Bayesian statistics becomes more accurate as more information becomes available. The first marble will have the least accurate estimate, with the estimates getting better with every subsequent drawing. A simplified version of the formula becomes (n+1)/(N+c); where n=the number of red marbles we’ve seen so far, N=total number of marbles sampled, and c=number of colors possible. So for the first marble, the probability is calculated as (0+1)/(0+5)=0.20. While it may or may not be correct, it is a starting point. For every marble sampled and returned to the bag, the formula will change and the accuracy of future estimates will improve. Glickman and Vandyk expand upon this usage by expanding into the application of multilevel models with the use of Monte Carlo analysis.

I can’t ignore the very human aspects of Bayesian statistics, which was captured well by Haas et al. as they described three pillars of Bayesian Risk Management: Softcore BRM, Bayesian Due Diligence, and Hardcore BRM. Softcore relies upon subjective interpretation of uncertainty, think about consulting your subject matter experts.
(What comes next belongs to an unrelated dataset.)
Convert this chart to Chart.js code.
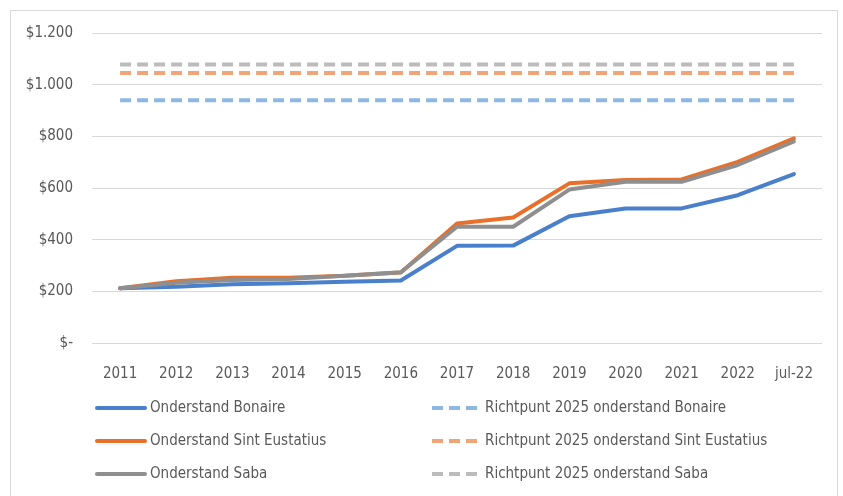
<!DOCTYPE html>
<html>
<head>
<meta charset="utf-8">
<script src="https://cdn.jsdelivr.net/npm/chart.js@4"></script>
<style>
  html, body { margin: 0; padding: 0; background: #fff; }
  #wrap { width: 843px; height: 496px; position: relative; }
</style>
</head>
<body>
<div id="wrap"><canvas id="chart"></canvas></div>
<script>
const years = ['2011', '2012', '2013', '2014', '2015', '2016', '2017', '2018', '2019', '2020', '2021', '2022', 'jul-22']

// onderstand per maand (USD)
const bonaire   = [212, 218, 227, 231, 237, 242, 376, 377, 491, 521, 521, 572, 654]
const eustatius = [212, 239, 253, 253, 260, 273, 463, 486, 618, 631, 633, 701, 792]
const saba      = [212, 233, 244, 248, 260, 274, 450, 450, 594, 624, 624, 689, 780]

// richtpunt 2025
const targetBonaire   = [940, 940, 940, 940, 940, 940, 940, 940, 940, 940, 940, 940, 940]
const targetEustatius = [1045, 1045, 1045, 1045, 1045, 1045, 1045, 1045, 1045, 1045, 1045, 1045, 1045]
const targetSaba      = [1078, 1078, 1078, 1078, 1078, 1078, 1078, 1078, 1078, 1078, 1078, 1078, 1078]

const FONT = "'Liberation Sans Narrow', 'DejaVu Sans Condensed', sans-serif"
const TEXT = '#595959'

function solid(label, data, color, order) {
  return { label, data, borderColor: color, backgroundColor: color, borderWidth: 4,
    pointRadius: 0, tension: 0, borderCapStyle: 'round', borderJoinStyle: 'round', order }
}
function dashed(label, data, color, order) {
  return { label, data, borderColor: color, backgroundColor: color, borderWidth: 4,
    pointRadius: 0, tension: 0, borderDash: [11, 6], order }
}

// legend in two columns like the Excel original
const legendSlots = [
  { ds: 0, x: 97,  y: 408 }, { ds: 3, x: 432, y: 408 },
  { ds: 1, x: 97,  y: 441 }, { ds: 4, x: 432, y: 441 },
  { ds: 2, x: 97,  y: 474 }, { ds: 5, x: 432, y: 474 }
]

const frameAndLegend = {
  id: 'frameAndLegend',
  beforeDraw(chart) {
    const ctx = chart.ctx
    ctx.save()
    ctx.strokeStyle = '#d9d9d9'
    ctx.lineWidth = 1
    ctx.strokeRect(10.5, 10.5, 827, 500)
    ctx.restore()
  },
  afterDraw(chart) {
    const ctx = chart.ctx
    ctx.save()
    ctx.font = '15px ' + FONT
    ctx.textBaseline = 'middle'
    legendSlots.forEach(s => {
      const d = chart.data.datasets[s.ds]
      ctx.strokeStyle = d.borderColor
      ctx.lineWidth = 4
      ctx.setLineDash(d.borderDash || [])
      ctx.lineCap = d.borderDash ? 'butt' : 'round'
      ctx.beginPath()
      ctx.moveTo(s.x, s.y)
      ctx.lineTo(s.x + 48, s.y)
      ctx.stroke()
      ctx.setLineDash([])
      ctx.fillStyle = TEXT
      ctx.fillText(d.label, s.x + 53, s.y)
    })
    ctx.restore()
  }
}

new Chart(document.getElementById('chart'), {
  type: 'line',
  data: {
    labels: years,
    datasets: [
      solid('Onderstand Bonaire', bonaire, '#4a7fcb', 3),
      solid('Onderstand Sint Eustatius', eustatius, '#e8702a', 2),
      solid('Onderstand Saba', saba, '#8f8f8f', 1),
      dashed('Richtpunt 2025 onderstand Bonaire', targetBonaire, '#8fb7e3', 4),
      dashed('Richtpunt 2025 onderstand Sint Eustatius', targetEustatius, '#f0a578', 5),
      dashed('Richtpunt 2025 onderstand Saba', targetSaba, '#bcbcbc', 6)
    ]
  },
  options: {
    responsive: true,
    maintainAspectRatio: false,
    animation: false,
    layout: { padding: { left: 10, right: 21, top: 33, bottom: 0 } },
    plugins: { legend: { display: false }, tooltip: { enabled: false } },
    scales: {
      x: {
        offset: true,
        grid: { display: false },
        border: { display: false },
        ticks: { color: TEXT, font: { family: FONT, size: 15 }, padding: 14, maxRotation: 0, autoSkip: false },
        afterFit(scale) { scale.height = 153 }
      },
      y: {
        min: 0,
        max: 1200,
        grid: { color: '#d9d9d9', lineWidth: 1, drawTicks: false },
        border: { display: false },
        ticks: {
          stepSize: 200,
          color: TEXT,
          font: { family: FONT, size: 15 },
          padding: 19,
          callback: v => v === 0 ? '$-' : '$' + v.toLocaleString('nl-NL')
        },
        afterFit(scale) { scale.width = 82 }
      }
    }
  },
  plugins: [frameAndLegend]
})
</script>
</body>
</html>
Hardcore leans on mathematical approaches and statistical inference, while the Due Diligence mitigates the triplet of opacity by ensuring that facts do not override the expertise of authoritative and learned people.

The reality is that the majority of people working on projects use software to determine their quantitative estimates for specific risks that have been identified. However, I’m not a fan of answering someone’s question by stating “don’t worry, there’s software for that!” While you may never have to calculate risks in an analogue manner, it is worth knowing that if you are dealing with unfamiliar risk a Bayesian approach makes more sense than a frequentist approach. If you have historical information available and a well-defined population, by all means, collect a sample. But keep in mind, as I often tell people when I work Six Sigma, “don’t make the data fit the test, select a test that fits the data”.